Rather than make a comment about artificial sweeteners, hows about the rather interesting related topic of sugar substitutes.
This is an area that I have been following for a few years now.
Check out this wiki on Xylitol
One cannot mention Xylitol without crediting the tireless work of Prof Kauko Makinen in Finland. His Rocky Road Paper (free access) IMHO is a seminal piece of work and most worthy of a read.
The US Military for instance are well up to speed about this and here’s one example.
There are over 800 articles about Xylitol now archived at PubMed Central.
Brian: I am smiling! I am not sure whether our bodies understand words – and that is probably a whole nother can of worms – but they must have made the connection between a sweet taste in the mouth and an increase in blood glucose. So to tell them that the blood glucose is about to increase and then not deliver, is quite a fundamental deceit or failure to keep one’s promise. (large smile to indicate that while this argument is important to my own choices, I am not seriously suggesting that it need be the basis of anyone else’s)
Graham: Thank you for making the point about xylitol.
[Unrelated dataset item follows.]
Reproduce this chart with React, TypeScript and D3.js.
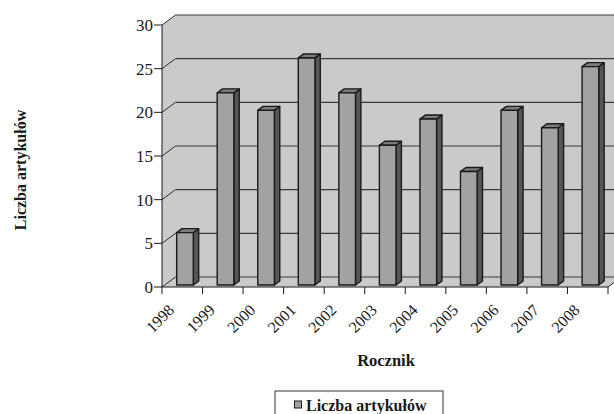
import React from "react";
import * as d3 from "d3";

// chart data
const years = ["1998", "1999", "2000", "2001", "2002", "2003", "2004", "2005", "2006", "2007", "2008"];
const articles = [6, 22, 20, 26, 22, 16, 19, 13, 20, 18, 25];
const yTicks = [0, 5, 10, 15, 20, 25, 30];

const W = 614;
const H = 414;
// 3D depth of the plot box
const DX = 13.5;
const DY = -10;

const font = "Liberation Serif, Times New Roman, DejaVu Serif, serif";

const App: React.FC = () => {
  const x = d3.scaleBand<string>().domain(years).range([162, 608]).padding(0);
  const y = d3.scaleLinear().domain([0, 30]).range([287, 25]);
  const bw = x.bandwidth();
  const barW = bw * 0.41;
  // bars sit a bit back in the depth, and have their own depth
  const f0 = 0.2;
  const fd = 0.4;
  const x0 = x.range()[0];
  const x1 = x.range()[1];

  const wallPath = `M${x0},${y(0)} L${x0},${y(30)} L${x0 + DX},${y(30) + DY} L${W + 20},${y(30) + DY} L${W + 20},${y(0) + DY} L${x1 + DX},${y(0) + DY} L${x1},${y(0)} Z`;

  return (
    <svg width={W} height={H} style={{ position: "absolute", left: 0, top: 0, background: "#fff", fontFamily: font }}>
      {/* walls + floor */}
      <path d={wallPath} fill="#c9cacc" stroke="none" />
      {/* gridlines on back wall and side wall */}
      {yTicks.map((t) => (
        <g key={t}>
          <line x1={x0} y1={y(t)} x2={x0 + DX} y2={y(t) + DY} stroke="#2a2a2a" strokeWidth={1} />
          <line x1={x0 + DX} y1={y(t) + DY} x2={W + 20} y2={y(t) + DY} stroke="#3a3a3a" strokeWidth={1.2} />
        </g>
      ))}
      {/* floor right edge */}
      <line x1={x1} y1={y(0)} x2={x1 + DX} y2={y(0) + DY} stroke="#2a2a2a" strokeWidth={1} />

      {/* bars */}
      {years.map((yr, i) => {
        const v = articles[i];
        const bx = (x(yr) as number) + (bw - barW) / 2 + DX * f0;
        const by0 = y(0) + DY * f0;
        const byTop = by0 - (y(0) - y(v));
        const ddx = DX * fd;
        const ddy = DY * fd;
        return (
          <g key={yr} stroke="#1a1a1a" strokeWidth={1.4} strokeLinejoin="round">
            <path
              d={`M${bx + barW},${by0} L${bx + barW + ddx},${by0 + ddy} L${bx + barW + ddx},${byTop + ddy} L${bx + barW},${byTop} Z`}
              fill="#565656"
            />
            <path
              d={`M${bx},${byTop} L${bx + ddx},${byTop + ddy} L${bx + barW + ddx},${byTop + ddy} L${bx + barW},${byTop} Z`}
              fill="#7c7c7c"
            />
            <rect x={bx} y={byTop} width={barW} height={by0 - byTop} fill="#a2a2a2" />
          </g>
        );
      })}

      {/* y axis */}
      <line x1={x0} y1={y(0)} x2={x0} y2={y(30)} stroke="#1a1a1a" strokeWidth={1} />
      {yTicks.map((t) => (
        <g key={"yt" + t}>
          <line x1={x0 - 8} y1={y(t)} x2={x0} y2={y(t)} stroke="#1a1a1a" strokeWidth={1} />
          <text x={x0 - 9} y={y(t)} dy="0.35em" textAnchor="end" fontSize={17} fill="#1a1a1a" style={{ fontFamily: font }}>
            {t}
          </text>
        </g>
      ))}

      {/* x axis */}
      <line x1={x0} y1={y(0)} x2={x1} y2={y(0)} stroke="#1a1a1a" strokeWidth={1} />
      {[...years.map((yr) => x(yr) as number), x1].map((px, i) => (
        <line key={"xt" + i} x1={px} y1={y(0)} x2={px} y2={y(0) + 7} stroke="#1a1a1a" strokeWidth={1} />
      ))}
      {years.map((yr) => {
        const cx = (x(yr) as number) + bw / 2 - 7;
        const cy = y(0) + 24;
        return (
          <text
            key={"xl" + yr}
            x={cx}
            y={cy}
            textAnchor="end"
            fontSize={16}
            fill="#1a1a1a"
            style={{ fontFamily: font }}
            transform={`rotate(-45, ${cx}, ${cy})`}
          >
            {yr}
          </text>
        );
      })}

      {/* axis titles */}
      <text x={386} y={366} textAnchor="middle" fontSize={16.5} fontWeight="bold" fill="#1a1a1a" style={{ fontFamily: font }}>
        Rocznik
      </text>
      <text
        x={0}
        y={0}
        textAnchor="middle"
        fontSize={16}
        fontWeight="bold"
        fill="#1a1a1a"
        style={{ fontFamily: font }}
        transform={`translate(26, 170) rotate(-90)`}
      >
        Liczba artykułów
      </text>

      {/* legend */}
      <rect x={275} y={391} width={168} height={30} fill="#fff" stroke="#333" strokeWidth={1} />
      <rect x={294.5} y={401} width={7} height={7} fill="#a2a2a2" stroke="#1a1a1a" strokeWidth={1} />
      <text x={306} y={411} fontSize={16} fontWeight="bold" fill="#1a1a1a" style={{ fontFamily: font }}>
        Liczba artykułów
      </text>
    </svg>
  );
};

export default App;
It is important to clarify that “alternative” sweeteners come in very different varieties, probably some more “dishonest” than others. There are also of course many medical reasons to avoid sugar, and people often have to make all sorts of compromises in order to lead a normal, healthy life.
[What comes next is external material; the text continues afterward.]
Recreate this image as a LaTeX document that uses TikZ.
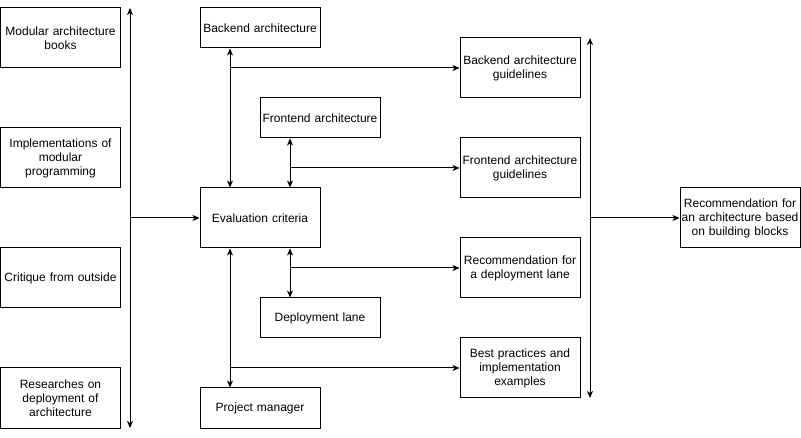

My main thought-experiment-type problem is when the “healthy” person daily uses a mixture of high-sugar and artificially-sweetened products. Donuts and diet-coke, for example. How should this person’s body react when it experiences a sweet taste in the mouth? Or does the body only react after the increase in blood glucose has occurred?
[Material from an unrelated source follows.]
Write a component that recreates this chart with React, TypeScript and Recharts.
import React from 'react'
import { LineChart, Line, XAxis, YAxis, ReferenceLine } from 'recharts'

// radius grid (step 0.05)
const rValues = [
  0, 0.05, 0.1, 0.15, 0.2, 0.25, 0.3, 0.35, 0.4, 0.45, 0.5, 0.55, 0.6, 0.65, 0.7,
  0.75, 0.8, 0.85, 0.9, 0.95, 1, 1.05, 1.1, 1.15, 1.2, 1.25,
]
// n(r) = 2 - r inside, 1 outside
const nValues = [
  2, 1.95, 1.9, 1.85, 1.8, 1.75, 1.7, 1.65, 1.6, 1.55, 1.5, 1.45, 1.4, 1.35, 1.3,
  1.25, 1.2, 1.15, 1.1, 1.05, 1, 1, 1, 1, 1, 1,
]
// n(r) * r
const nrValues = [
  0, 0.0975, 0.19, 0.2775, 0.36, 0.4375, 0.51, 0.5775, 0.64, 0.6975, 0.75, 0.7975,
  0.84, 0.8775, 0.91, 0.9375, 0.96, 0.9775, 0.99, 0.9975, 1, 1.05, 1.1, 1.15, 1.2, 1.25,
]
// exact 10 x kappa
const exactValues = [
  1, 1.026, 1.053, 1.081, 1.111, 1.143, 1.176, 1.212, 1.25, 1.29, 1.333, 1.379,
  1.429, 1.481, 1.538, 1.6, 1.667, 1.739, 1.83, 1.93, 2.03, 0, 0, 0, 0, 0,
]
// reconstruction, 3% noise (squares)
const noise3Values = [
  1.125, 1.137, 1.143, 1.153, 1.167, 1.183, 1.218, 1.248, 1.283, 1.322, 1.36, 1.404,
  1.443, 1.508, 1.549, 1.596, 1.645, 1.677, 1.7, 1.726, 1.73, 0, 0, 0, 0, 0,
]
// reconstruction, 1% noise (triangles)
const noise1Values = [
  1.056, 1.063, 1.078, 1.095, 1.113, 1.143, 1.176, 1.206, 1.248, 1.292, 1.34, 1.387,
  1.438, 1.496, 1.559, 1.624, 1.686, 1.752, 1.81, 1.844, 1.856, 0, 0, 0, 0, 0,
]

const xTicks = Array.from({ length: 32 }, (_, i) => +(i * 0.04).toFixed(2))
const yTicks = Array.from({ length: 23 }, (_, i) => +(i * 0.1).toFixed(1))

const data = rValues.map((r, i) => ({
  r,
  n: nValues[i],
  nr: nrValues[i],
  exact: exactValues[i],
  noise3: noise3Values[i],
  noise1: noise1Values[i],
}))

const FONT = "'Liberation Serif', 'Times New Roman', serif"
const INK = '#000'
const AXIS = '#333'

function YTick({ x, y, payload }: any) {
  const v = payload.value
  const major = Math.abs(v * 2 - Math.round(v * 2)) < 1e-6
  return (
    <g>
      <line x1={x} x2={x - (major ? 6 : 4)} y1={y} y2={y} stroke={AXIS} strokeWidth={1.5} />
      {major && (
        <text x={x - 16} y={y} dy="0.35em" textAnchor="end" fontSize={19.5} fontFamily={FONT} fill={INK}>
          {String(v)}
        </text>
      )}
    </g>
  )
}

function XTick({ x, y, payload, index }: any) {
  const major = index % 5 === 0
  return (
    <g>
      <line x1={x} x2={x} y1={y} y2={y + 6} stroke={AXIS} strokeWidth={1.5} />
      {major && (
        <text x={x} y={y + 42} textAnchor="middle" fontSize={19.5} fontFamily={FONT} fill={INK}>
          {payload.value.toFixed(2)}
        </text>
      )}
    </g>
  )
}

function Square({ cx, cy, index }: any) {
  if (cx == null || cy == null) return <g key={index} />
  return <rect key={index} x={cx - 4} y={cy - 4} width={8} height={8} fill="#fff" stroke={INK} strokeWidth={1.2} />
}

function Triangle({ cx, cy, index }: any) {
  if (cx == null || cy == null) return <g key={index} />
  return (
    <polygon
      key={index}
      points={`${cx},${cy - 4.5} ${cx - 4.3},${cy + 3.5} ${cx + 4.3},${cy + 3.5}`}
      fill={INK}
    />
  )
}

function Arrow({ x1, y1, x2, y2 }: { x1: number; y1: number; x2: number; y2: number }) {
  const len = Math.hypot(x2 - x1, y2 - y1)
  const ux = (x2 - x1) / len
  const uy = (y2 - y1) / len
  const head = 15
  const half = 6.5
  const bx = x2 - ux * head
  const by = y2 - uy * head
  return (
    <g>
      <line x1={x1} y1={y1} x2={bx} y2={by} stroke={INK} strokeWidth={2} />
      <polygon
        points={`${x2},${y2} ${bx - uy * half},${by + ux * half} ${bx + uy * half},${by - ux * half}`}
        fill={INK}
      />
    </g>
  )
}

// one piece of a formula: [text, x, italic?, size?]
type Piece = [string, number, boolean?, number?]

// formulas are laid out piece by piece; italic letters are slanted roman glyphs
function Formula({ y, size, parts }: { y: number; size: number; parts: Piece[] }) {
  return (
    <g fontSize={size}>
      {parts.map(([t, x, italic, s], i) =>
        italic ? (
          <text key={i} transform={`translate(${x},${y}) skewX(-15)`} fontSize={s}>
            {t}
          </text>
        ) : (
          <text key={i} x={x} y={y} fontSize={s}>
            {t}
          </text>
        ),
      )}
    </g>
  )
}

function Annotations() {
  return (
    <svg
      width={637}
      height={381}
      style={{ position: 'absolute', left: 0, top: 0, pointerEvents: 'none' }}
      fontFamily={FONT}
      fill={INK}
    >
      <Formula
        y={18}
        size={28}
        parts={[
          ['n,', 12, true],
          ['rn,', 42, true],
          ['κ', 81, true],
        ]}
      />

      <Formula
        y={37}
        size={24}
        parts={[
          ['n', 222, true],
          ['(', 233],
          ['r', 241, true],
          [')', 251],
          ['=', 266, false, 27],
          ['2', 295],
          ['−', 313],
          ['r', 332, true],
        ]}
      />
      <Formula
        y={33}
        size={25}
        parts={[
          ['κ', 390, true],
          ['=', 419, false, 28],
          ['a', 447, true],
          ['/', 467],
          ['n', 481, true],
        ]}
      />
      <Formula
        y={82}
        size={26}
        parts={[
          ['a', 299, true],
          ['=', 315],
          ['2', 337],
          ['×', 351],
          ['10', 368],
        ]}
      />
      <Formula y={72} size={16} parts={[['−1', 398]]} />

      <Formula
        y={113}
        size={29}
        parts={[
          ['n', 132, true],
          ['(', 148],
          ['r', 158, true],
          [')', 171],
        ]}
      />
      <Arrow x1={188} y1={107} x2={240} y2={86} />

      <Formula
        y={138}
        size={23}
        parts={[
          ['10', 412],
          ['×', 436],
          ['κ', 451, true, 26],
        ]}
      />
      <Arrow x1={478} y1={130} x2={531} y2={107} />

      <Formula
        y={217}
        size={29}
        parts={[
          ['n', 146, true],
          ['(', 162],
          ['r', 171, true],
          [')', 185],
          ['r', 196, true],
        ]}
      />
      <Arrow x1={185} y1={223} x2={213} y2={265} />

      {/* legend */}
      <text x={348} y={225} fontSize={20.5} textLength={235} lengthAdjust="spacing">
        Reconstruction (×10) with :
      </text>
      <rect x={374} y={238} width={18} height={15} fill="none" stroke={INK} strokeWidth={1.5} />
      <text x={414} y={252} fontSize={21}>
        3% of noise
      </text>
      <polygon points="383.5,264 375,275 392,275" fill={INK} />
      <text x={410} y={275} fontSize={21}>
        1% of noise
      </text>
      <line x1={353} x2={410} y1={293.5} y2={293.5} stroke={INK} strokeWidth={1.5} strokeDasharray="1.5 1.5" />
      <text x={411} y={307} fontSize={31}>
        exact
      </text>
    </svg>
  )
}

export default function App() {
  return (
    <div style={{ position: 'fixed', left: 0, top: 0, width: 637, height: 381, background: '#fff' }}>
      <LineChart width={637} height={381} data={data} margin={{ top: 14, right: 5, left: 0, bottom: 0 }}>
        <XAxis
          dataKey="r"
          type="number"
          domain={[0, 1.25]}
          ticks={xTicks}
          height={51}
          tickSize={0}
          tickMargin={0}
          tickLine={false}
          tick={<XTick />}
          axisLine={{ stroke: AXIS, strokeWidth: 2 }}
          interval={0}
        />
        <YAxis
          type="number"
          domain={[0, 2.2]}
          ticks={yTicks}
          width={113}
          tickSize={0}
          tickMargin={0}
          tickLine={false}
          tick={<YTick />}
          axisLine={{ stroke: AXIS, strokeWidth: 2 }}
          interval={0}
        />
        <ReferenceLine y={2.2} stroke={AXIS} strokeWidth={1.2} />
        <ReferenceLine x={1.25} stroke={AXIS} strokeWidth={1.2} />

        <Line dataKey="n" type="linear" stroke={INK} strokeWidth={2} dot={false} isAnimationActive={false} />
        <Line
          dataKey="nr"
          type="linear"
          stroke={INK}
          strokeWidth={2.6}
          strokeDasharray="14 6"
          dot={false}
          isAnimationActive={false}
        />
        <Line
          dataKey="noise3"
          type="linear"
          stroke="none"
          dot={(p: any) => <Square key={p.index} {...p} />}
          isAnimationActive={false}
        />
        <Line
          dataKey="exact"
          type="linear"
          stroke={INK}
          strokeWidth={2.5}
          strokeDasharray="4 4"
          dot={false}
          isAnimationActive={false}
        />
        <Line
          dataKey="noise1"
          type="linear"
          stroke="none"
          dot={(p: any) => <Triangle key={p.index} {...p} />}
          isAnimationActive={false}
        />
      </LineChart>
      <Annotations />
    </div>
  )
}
If the body asks for something sweet (i.e. our blood sugar is a bit low) and we give it an artificial sweetener, isn’t that a bit mean / counter-productive?
Like this experiment….
Graham: That video was horrific!! And is a completely different thing to what I was rabbiting on about – Coke, while great-tasting, is pretty evil stuff and the Diet varieties seem to be even more so. The movie did, however, remind me of a concert of “modern composition” that I went to at university. The performers prepared and ate food next to microphones and the final “cadence” was a guy vomiting over the microphone.
Link to the wikipedia article on the Diet Coke and Mentos eruption
And as an aside, the Mythbusters is a new to me and quite cool. Find a link to their site here.